Sandlot baseball stars like me know that “a tie goes to the runner.” It’s an unwritten rule, for sure, and some say a myth. In baseball, this rule provides that, in a close play, most often at first base, if the runner and the baseball reach the base simultaneously, then the runner is safe. It appears that some courts have taken this rule to the privilege-law sandlot, where the umpire-judge’s call is unfavorable to in-house lawyers.
Presumptions, Legal Advice, and Privilege
Whether the attorney–client privilege protects an in-house lawyer’s communications often turns on whether those communications relate to legal advice rather than non-legal advice. And while many courts are skeptical whether communications between a company’s in-house lawyer and its employees relate to legal advice, others presume the legal-advice component when the in-house lawyer communicates with outside counsel.
Take, for example, an Oklahoma federal court’s summary of two rebuttable presumptions:
(1) if outside counsel is involved, the confidential communication is presumed to be a request for and the provision of “legal advice”; and (2) if in-house counsel is involved, the presumption is that the attorney’s input is more likely business than legal in nature. As a result, most of these courts apply “heightened” scrutiny to communications to and from in-house counsel in determining attorney-client privilege.
Lindley v. Life Inv’rs Ins. Co. of Am., 267 F.R.D. 382 (N.D. Okla. 2010), aff’d in part as modified, No. 08-CV-0379-CVE-PJC, 2010 U.S. Dist. LEXIS 41798 (N.D. Okla. Apr. 28, 2010). You may also check out my ABA Business Law Today article covering and explaining these presumption issues.
But not all courts apply this in-house/outside counsel legal-advice presumption. Some apply no presumption and hold the privilege proponent to a preponderance-of-the-evidence burden while others—like New Mexico—impose a heightened burden on in-house lawyers.
New Mexico
For those of you who are regular POP readers or have attended my “Tales from the Privilege Crypt” seminars, you know that I often highlight the New Mexico Court of Appeals’ decision in Bhandari v. Artestia Gen. Hosp., 317 P.3d 856 (N.M. Ct. App. 2013). There, the court held this—
A court faced with a situation where the primary purpose of a communication is not clearly legal or business advice should conclude the communication is for a business purpose, unless evidence clearly shows that the legal purpose outweighs the business purpose.
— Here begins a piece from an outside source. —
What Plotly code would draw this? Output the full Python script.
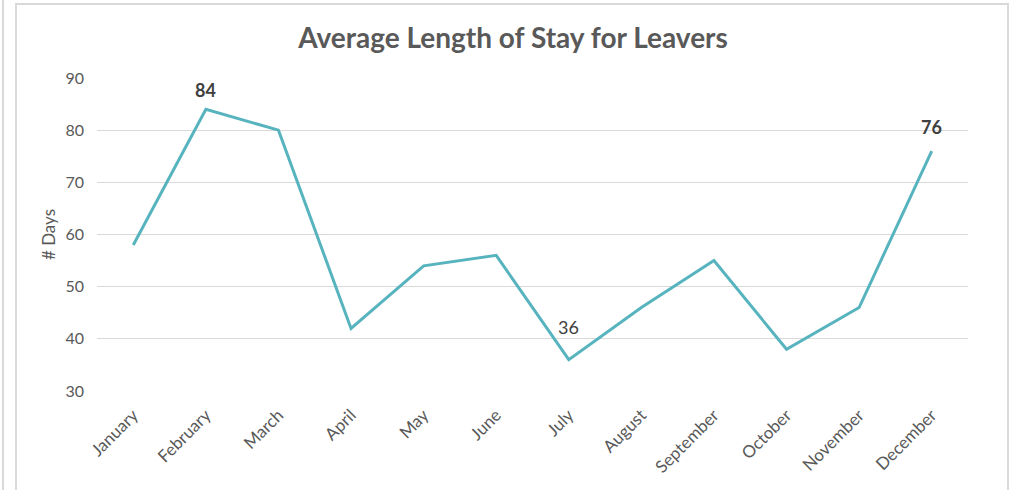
import plotly.graph_objects as go

months = ["January", "February", "March", "April", "May", "June", "July",
          "August", "September", "October", "November", "December"]
days = [58, 84, 80, 42, 54, 56, 36, 46, 55, 38, 46, 76]
labelled = ["February", "July", "December"]
label_bold = {"February": True, "July": False, "December": True}
label_shift = {"February": 19, "July": 33, "December": 24}

W, H = 1017, 490
L, T = 97, 78
pw, ph = 871, 313
R = W - L - pw
B = H - T - ph

def px_x(x):
    return (x - L) / pw

def px_y(y):
    return (T + ph - y) / ph

FONT = "Lato, Noto Sans, sans-serif"

fig = go.Figure()
fig.add_trace(go.Scatter(
    x=months, y=days, mode="lines",
    line=dict(color="#57B4BE", width=3),
    hoverinfo="x+y", showlegend=False,
))

for m in labelled:
    v = days[months.index(m)]
    fig.add_annotation(
        x=m, y=v, xref="x", yref="y",
        text=f"<b>{v}</b>" if label_bold[m] else str(v),
        showarrow=False, yshift=label_shift[m],
        font=dict(family=FONT, size=18, color="#404040"),
    )

fig.update_layout(
    width=W, height=H,
    margin=dict(l=L, r=R, t=T, b=B),
    paper_bgcolor="white", plot_bgcolor="white",
    title=dict(
        text="<b>Average Length of Stay for Leavers</b>",
        x=px_x(513), xanchor="center", xref="paper",
        y=1 - 38 / H, yanchor="middle",
        font=dict(family=FONT, size=28, color="#595959"),
    ),
    font=dict(family=FONT, color="#595959"),
    xaxis=dict(
        type="category", range=[-0.5, 11.5],
        showgrid=False, showline=False, zeroline=False, ticks="",
        tickangle=-45, tickfont=dict(size=17, color="#595959"),
        ticklabelstandoff=10,
    ),
    yaxis=dict(
        range=[30, 90], dtick=10, tick0=30,
        showgrid=True, gridcolor="#D9D9D9", gridwidth=1,
        zeroline=False, showline=False, ticks="",
        tickfont=dict(size=16, color="#595959"),
        ticklabelstandoff=12,
        title=dict(text="# Days", font=dict(size=17, color="#595959"), standoff=5),
    ),
    shapes=[
        dict(type="rect", xref="paper", yref="paper",
             x0=px_x(16), x1=px_x(1008), y0=px_y(4), y1=px_y(520),
             line=dict(color="#D9D9D9", width=2), fillcolor="rgba(0,0,0,0)", layer="below"),
        dict(type="line", xref="paper", yref="paper",
             x0=px_x(3), x1=px_x(3), y0=px_y(0), y1=px_y(520),
             line=dict(color="#D9D9D9", width=2)),
    ],
)

fig.write_html("out.html",
               config={"displayModeBar": False},
               post_script="document.body.style.margin='0';document.body.style.padding='0';")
If, in baseball, a tie goes to the runner, then in New Mexico privilege law, a tie goes to business advice, meaning the in-house lawyer is privileged out. Read more about this decision, which rejected the privilege for a General Counsel’s memorandum to the CEO, at GC’s “Talking Points” Memo to CEO Not Privileged—Leads to a Punitive Damages Verdict.
And Now a New Case
With this backdrop, let’s examine the New Mexico Court of Appeals’ decision in D.R. Horton, Inc. v. Trinity Universal Ins. Co., No. A-1-CA-39929, 2023 N.M. App. LEXIS 95 (Ct. App. Dec. 18, 2023), available here. This case involved a dispute between Horton, the insured, and Trinity, the insurer, over Trinity’s duty to defend a series of underlying construction-defect claims.
One issue in the case was the legal significance of Horton’s alleged delay in providing the insurer with notice of the claims. And relevant to the notice issue were communications between Horton’s in-house lawyers and its outside counsel. The insurer wanted them, but Horton claimed that the attorney–client privilege precluded their disclosure.
Burden of Proof and In-House Counsel
In the court’s view, Horton’s privilege claim fell squarely within the business advice versus legal advice conundrum in Bhandari. The court stated that the attorney–client privilege “does not protect communications derived from an attorney giving business advice or acting in some other capacity.” And, citing Bhandari’s tie-goes-to-business privilege rule, the court required Horton to “clearly show” that the communications’ primary purpose was legal.
While Horton had some evidence that its in-house lawyers’ communications with its outside counsel were “solely legal,” it also produced an in-house lawyer’s affidavit saying this—
The decisions regarding the tenders of the defense of the Underlying Litigations and Arbitrations were a combination of business and legal considerations, and the business considerations were integrally intertwined with the legal considerations and therefore cannot be discussed without disclosing attorney-client privileged information.
Horton took the “integrally intertwined” approach, arguing that due to the complete mixture of business and legal, the legal purpose should shield all the communications.
Ruling
But “Bhandari forecloses that approach,” the court held. While the court agreed that “the evidence presented established an admittedly mixed purpose,” Horton produced “no evidence to demonstrate that the legal purpose ‘clearly’ outweighs the business purpose.” So, the court ruled, Horton failed to prove the privilege’s legal-advice component and should produce communications between in-house counsel and outside counsel.